Carter is entranced with the sensible, earnest Helene. Discovering she is in need of employment, he offers her a job in his office as an executive secretary. She at first refuses, cautious about his intentions, but in need of work, she eventually relents and accepts the position. Their mutual attraction grows, and Carter is seemingly beginning to give up his libidinous liaisons, until one afternoon when Carter asks her over to his apartment, not on a personal level, but to take some dictation. Again leery, she agrees and meets him at his apartment, and all is going well until the flirtatious Agatha shows up at the apartment. When her husband shows up shortly after, and Agatha hides in the bedroom while the two men have a discussion about marital issues, Helene once again becomes disenchanted with Carter, and resigns her position.

Realizing that he is truly in love with Helene, Carter is relentless in attempting to convince her of his sincerity, and of his deep feelings for her. Eventually, she comes to believe him, and agrees to meet him at his apartment. Unfortunately, Agatha is also relentless, and shows up once again. This time, when her husband shows up slightly later, he is armed and threatens Carter, since he knows his wife is hiding in the bedroom. To save Carter, Helene, who was with Agatha in the bedroom, exits, and swears that she is the only woman in the apartment. Mollified, Caraway leaves. After Agatha also departs, Carter is relieved and thinks everything is all right, but Helene is upset over the entire episode, and leaves deeply upset.
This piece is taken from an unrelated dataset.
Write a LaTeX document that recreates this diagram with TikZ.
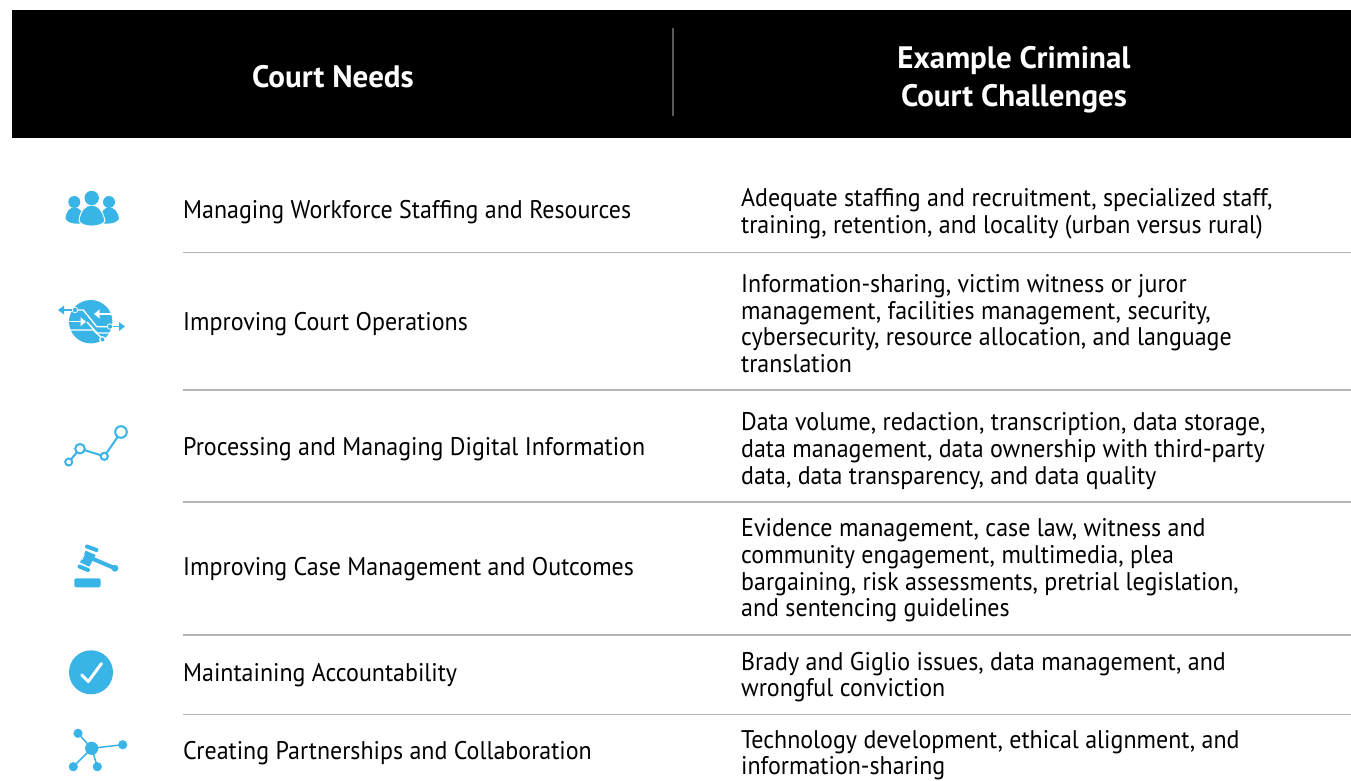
\documentclass[tikz,border=0pt]{standalone}
\usepackage{fontspec}
\setmainfont[FakeStretch=0.94]{PT Sans}
\newfontfamily\hdfont{PT Sans}
\definecolor{iconblue}{HTML}{39B4E7}
\definecolor{rulegray}{HTML}{B4B4B4}
\begin{document}
\begin{tikzpicture}[x=1pt,y=-1pt,
  head/.style={text=white,font=\hdfont\fontsize{31}{38.5}\selectfont\bfseries,align=center,inner sep=0pt},
  need/.style={anchor=west,inner sep=0pt,font=\fontsize{25.5}{26.6}\selectfont},
  chall/.style={anchor=west,inner sep=0pt,align=left,font=\fontsize{25.5}{26.6}\selectfont},
  sep/.style={rulegray,line width=1.1pt},
  ic/.style={fill=iconblue,draw=none},
  icl/.style={draw=iconblue,line width=2pt,line cap=round},
  wl/.style={draw=white,line width=1.4pt}]
\useasboundingbox (0,0) rectangle (1351,780);
\fill[white] (0,0) rectangle (1351,780);
\fill[black] (12,10) rectangle (1351,138);
\draw[line width=2pt,draw=black!65] (673,28) -- (673,116);
\node[head] (h1) at (333,76.5) {Court Needs};
\node[head] (h2) at (1014,79.5) {Example Criminal\\Court Challenges};

\node[need] (n1) at (183,212) {Managing Workforce Staffing and Resources};
\node[need] (n2) at (183,324) {Improving Court Operations};
\node[need] (n3) at (183,449) {Processing and Managing Digital Information};
\node[need] (n4) at (183,569) {Improving Case Management and Outcomes};
\node[need] (n5) at (183,675) {Maintaining Accountability};
\node[need] (n6) at (183,753) {Creating Partnerships and Collaboration};

\node[chall] (c1) at (741,213.5) {Adequate staffing and recruitment, specialized staff,\\training, retention, and locality (urban versus rural)};
\node[chall] (c2) at (741,323.5) {Information-sharing, victim witness or juror\\management, facilities management, security,\\cybersecurity, resource allocation, and language\\translation};
\node[chall] (c3) at (741,451) {Data volume, redaction, transcription, data storage,\\data management, data ownership with third-party\\data, data transparency, and data quality};
\node[chall] (c4) at (741,570.5) {Evidence management, case law, witness and\\community engagement, multimedia, plea\\bargaining, risk assessments, pretrial legislation,\\and sentencing guidelines};
\node[chall] (c5) at (741,677) {Brady and Giglio issues, data management, and\\wrongful conviction};
\node[chall] (c6) at (741,755) {Technology development, ethical alignment, and\\information-sharing};

\foreach \yy in {252.5,390,502,635,714.5} \draw[sep] (183,\yy) -- (1351,\yy);

% people icon
\fill[ic] (74.3,202) circle (6);
\fill[ic] (109,202) circle (6);
\fill[ic] (65.5,219) .. controls (66,211) and (70,207.5) .. (74.3,207.5) .. controls (79,207.5) and (83,211) .. (84,219) -- (84,223.5) .. controls (77,224) and (68,224) .. (65.5,219) -- cycle;
\fill[ic] (119,219) .. controls (118,211) and (114,207.5) .. (109,207.5) .. controls (105,207.5) and (101,211) .. (100,219) -- (100,223.5) .. controls (107,224) and (116,224) .. (119,219) -- cycle;
\fill[white] (91.7,198) circle (8);
\draw[fill=iconblue,draw=white,line width=1pt] (79,221) .. controls (80,211) and (85,205) .. (91.7,205) .. controls (98,205) and (103,211) .. (105,221) .. controls (102,227.5) and (82,228) .. (79,221) -- cycle;
\fill[ic] (91.7,198) circle (7.2);

% operations icon
\fill[ic] (90.7,321.7) circle (21.7);
\draw[wl] (70,310) -- (83.3,310) -- (96.7,326.7) -- (111,326.7);
\draw[wl] (68,321.7) -- (82,321.7);
\draw[wl] (68,330) -- (93.3,330) -- (101.7,338);
\draw[wl] (96,314) -- (112,314);
\draw[wl] (87,322) -- (97,333) -- (111,333);
\fill[white] (86,321.7) -- (80.5,317.2) -- (80.5,326.2) -- cycle;
\fill[white] (94,314) -- (99.5,309.5) -- (99.5,318.5) -- cycle;
\draw[draw=iconblue,line width=1.7pt] (62,310) -- (74,310);
\fill[ic] (58,310) -- (64,305.5) -- (64,314.5) -- cycle;
\fill[white] (75,310) circle (3.2);
\fill[ic] (75,310) circle (2.2);
\draw[draw=iconblue,line width=1.7pt] (110,326.5) -- (121,326.5);
\fill[ic] (125,326.5) -- (119,322) -- (119,331) -- cycle;
\fill[white] (110,326.5) circle (3.2);
\fill[ic] (110,326.5) circle (2.2);
\fill[white] (102.5,339.5) circle (3.4);
\fill[ic] (102.5,339.5) circle (2);

% data line icon
\path (68.7,462) coordinate (g1) (80,448.7) coordinate (g2) (104.3,456.3) coordinate (g3) (121,432) coordinate (g4);
\draw[icl] (g1) -- (g2) -- (g3) -- (g4);
\draw[icl,fill=white] (g1) circle (3.5);
\draw[icl,fill=white] (g2) circle (4.8);
\draw[icl,fill=white] (g3) circle (3.6);
\draw[icl,fill=white] (g4) circle (5.8);

% gavel icon
\fill[ic,rounded corners=2pt] (74.3,587.3) -- (74.3,578.3) -- (100.7,578.3) -- (100.7,587.3) -- cycle;
\draw[iconblue,line width=4pt,line cap=round] (87,546.5) -- (96.5,550);
\draw[iconblue,line width=4pt,line cap=round] (79.5,566.5) -- (88,570);
\fill[ic] (85.7,550.7) -- (95.7,555) -- (89.3,566.7) -- (80,562.3) -- cycle;
\draw[white,line width=1pt] (84.3,554.3) -- (81.9,559.8);
\draw[iconblue,line width=4pt] (92,558.5) -- (115,568.3);
\fill[ic] (115,568.3) circle (3.4);

% check icon
\fill[ic] (91,672.3) circle (22);
\draw[white,line width=3pt,line cap=round,line join=round] (81.7,675) -- (88.3,681.5) -- (101.5,663.5);

% network icon
\path (91.7,748.3) coordinate (k0) (78,733.3) coordinate (k1) (122.7,744.7) coordinate (k2) (73.3,766.7) coordinate (k3) (97.3,766.7) coordinate (k4);
\draw[iconblue,line width=1.5pt] (k0) -- (k1) (k0) -- (k2) (k0) -- (k3) (k0) -- (k4);
\fill[ic] (k0) circle (6.6);
\foreach \k in {k1,k2,k3,k4} \fill[ic] (\k) circle (4.6);
\end{tikzpicture}
\end{document}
Carter is distraught, thinking he has lost the woman he loves. Helene rebuffs all of his attempts to win her back. Nothing works, until Lita runs off to live in sin with a musical producer, Lee Graham. Carter had introduced the two, in an attempt to further endear himself to Helene, since he found out that Lita dreamed of being a stage performer. Helene is beside herself with worry, since she has no idea on how to find Lita and Graham. She turns to Carter, who tracks them down, and reunites the two sisters. Helene finally understands that Carter is being sincere, and accepts his proposal of marriage.

==Cast==

- Lowell Sherman as Wayne Carter
- Irene Dunne as Helene Andrews
- Mae Murray as Mrs. Agatha Carraway
- Ivan Lebedeff as Henri De Maneau
- Norman Kerry as Lee Graham
- Arline Judge as Second Girl in Ladies Room (uncredited)

- Noel Francis as Janet
- Claudia Dell as Lita Andrews
- Purnell Pratt as Henry Carraway
- Kitty Kelly as Miss Clark
- Charles Coleman as Rollins

==Production==
Bachelor Apartment was the fifth film directed by Lowell Sherman, who directed his first film, a comedy short called Phipps, in 1929. The combination of actor and director was highly unusual at the time.
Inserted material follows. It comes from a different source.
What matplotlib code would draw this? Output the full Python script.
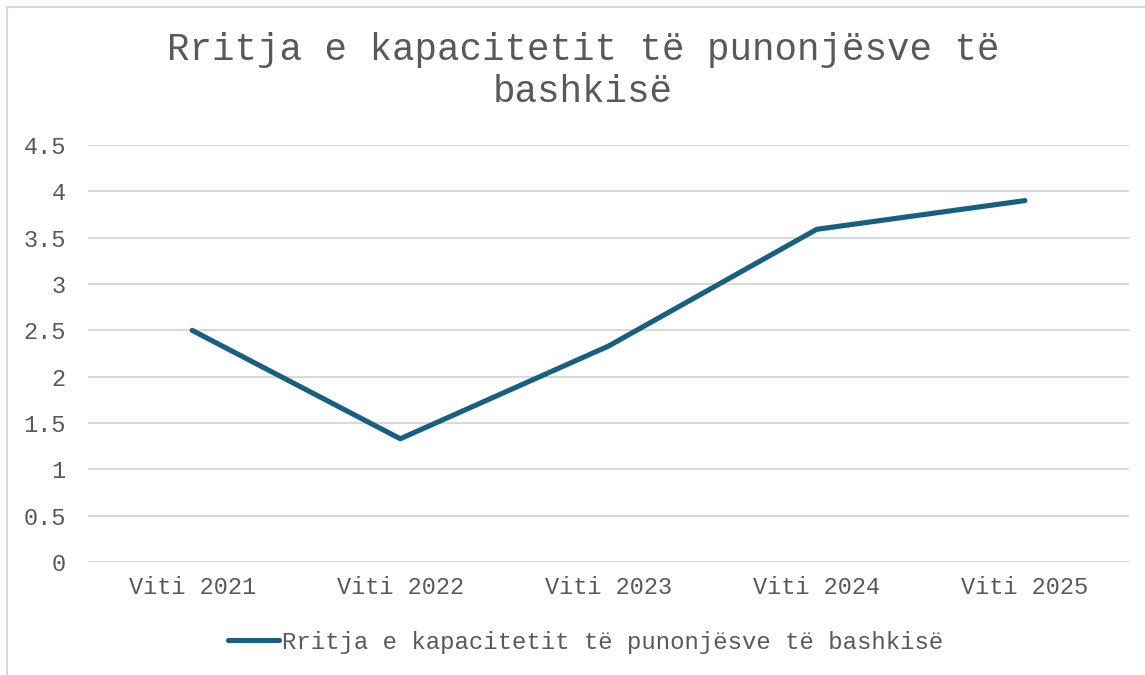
import numpy as np
import matplotlib.pyplot as plt
from matplotlib.lines import Line2D

plt.rcParams['font.family'] = ['Liberation Mono', 'DejaVu Sans Mono']

years = ["Viti 2021", "Viti 2022", "Viti 2023", "Viti 2024", "Viti 2025"]
values = [2.5, 1.33, 2.33, 3.59, 3.9]
series_name = "Rritja e kapacitetit të punonjësve të bashkisë"
title = "Rritja e kapacitetit të punonjësve të\nbashkisë"

text_color = "#595959"
line_color = "#1A5E80"
grid_color = "#D9D9D9"

W, H = 1145, 675
fig = plt.figure(figsize=(W / 100, H / 100), dpi=100)
ax = fig.add_axes([88 / W, 1 - 562 / H, (1129 - 88) / W, (562 - 145) / H])

x = np.arange(len(years))
ax.plot(x, values, color=line_color, lw=3.7, solid_capstyle="round",
        solid_joinstyle="round", label=series_name)

ax.set_xlim(-0.5, len(years) - 0.5)
ax.set_ylim(0, 4.5)
ax.set_yticks(np.arange(0, 4.51, 0.5))
ax.set_yticklabels(["0", "0.5", "1", "1.5", "2", "2.5", "3", "3.5", "4", "4.5"])
ax.set_xticks(x)
ax.set_xticklabels(years)
ax.grid(axis="y", color=grid_color, lw=1.5)
ax.set_axisbelow(True)
for s in ax.spines.values():
    s.set_visible(False)
ax.tick_params(axis="both", length=0, labelsize=17, colors=text_color)
ax.tick_params(axis="y", pad=16)
ax.tick_params(axis="x", pad=10)

fig.text(583 / W, 1 - 71 / H, title, ha="center", va="center",
         fontsize=27, color=text_color, linespacing=1.25)

leg = fig.legend(loc="center", bbox_to_anchor=(586 / W, 1 - 642 / H),
                 frameon=False, fontsize=17.3, handlelength=2.1,
                 handletextpad=0.15, labelcolor=text_color)

# chart border (only left and top edges are visible)
fig.add_artist(Line2D([7 / W, 7 / W], [0, 1 - 7 / H], color=grid_color, lw=1.5))
fig.add_artist(Line2D([7 / W, 1], [1 - 7 / H, 1 - 7 / H], color=grid_color, lw=1.5))

fig.savefig("out.png", dpi=100)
John Howard Lawson, who wrote the story for Bachelor Apartment was a Broadway playwright who had also written some films for MGM, but was primarily interested in writing plays. Out of financial need, he signed with RKO, for a single screenplay, with an option for three more. Starting simply with the lead cast of Sherman and Murray, Lawson devised the story and screenplay of Bachelor Apartment, but did not think much of the experience, or the film: ""Every day's work on Bachelor Apartment reminded me of my 'almost-blunted purpose': instead of bringing new life to the theater, I was perpetrating a stale cinematic joke. In spite of its up-to-date cynicism and zany style, everything about Bachelor Apartment, including its stars, belonged to the Roaring Twenties." Despite the screen credit given to J. Walter Ruben for adaptation and dialogue, Lawson claimed that the script was filmed as he wrote it. Lawson later went on to write Theory and Technique of Playwriting and Screenwriting, to become the head of the Screen Writers Guild, to write films such as 1938's Algiers and Sahara (1943), and to be blacklisted as one of the Hollywood Ten.

==Reception==
The film received mostly favorable reviews, although several were lukewarm. Photoplay called the film a "... sophisticated story interesting from start to finish", while Motion Picture Magazine said the movie was "sophisticated" and "entertaining", praising both the direction and acting. Silver Screen, however, stating that only Lowell's performance saved the film from "utter triteness". Mordaunt Hall, of The New York Times, gave the film a somewhat positive review, praising both Lowell and Coleman, as well as several other players, but merely calling Dunne's performance "competent". Overall, he stated, "For the most part it is a sophisticated comedy with a Parisian flair. It is equipped with elaborate modernistic settings and effectively photographed. Highly improbable though most of the action is, there is no gainsaying that it accomplished its purpose in arousing waves of merriment from an audience at the first showing."

==Notes==
Bachelor Apartment was Irene Dunne's third film, after the now-lost Leathernecking (1930) and 1931's Cimarron, for which she would be nominated for her first Academy Award.

Mae Murray was a star of the vaudeville stage who had made the successful transition to silent films. This film was her second talkie, in an attempt to make the transition to this medium. However, it turned out to be her penultimate film, the final film being High Stakes in 1931, as her attempt was unsuccessful.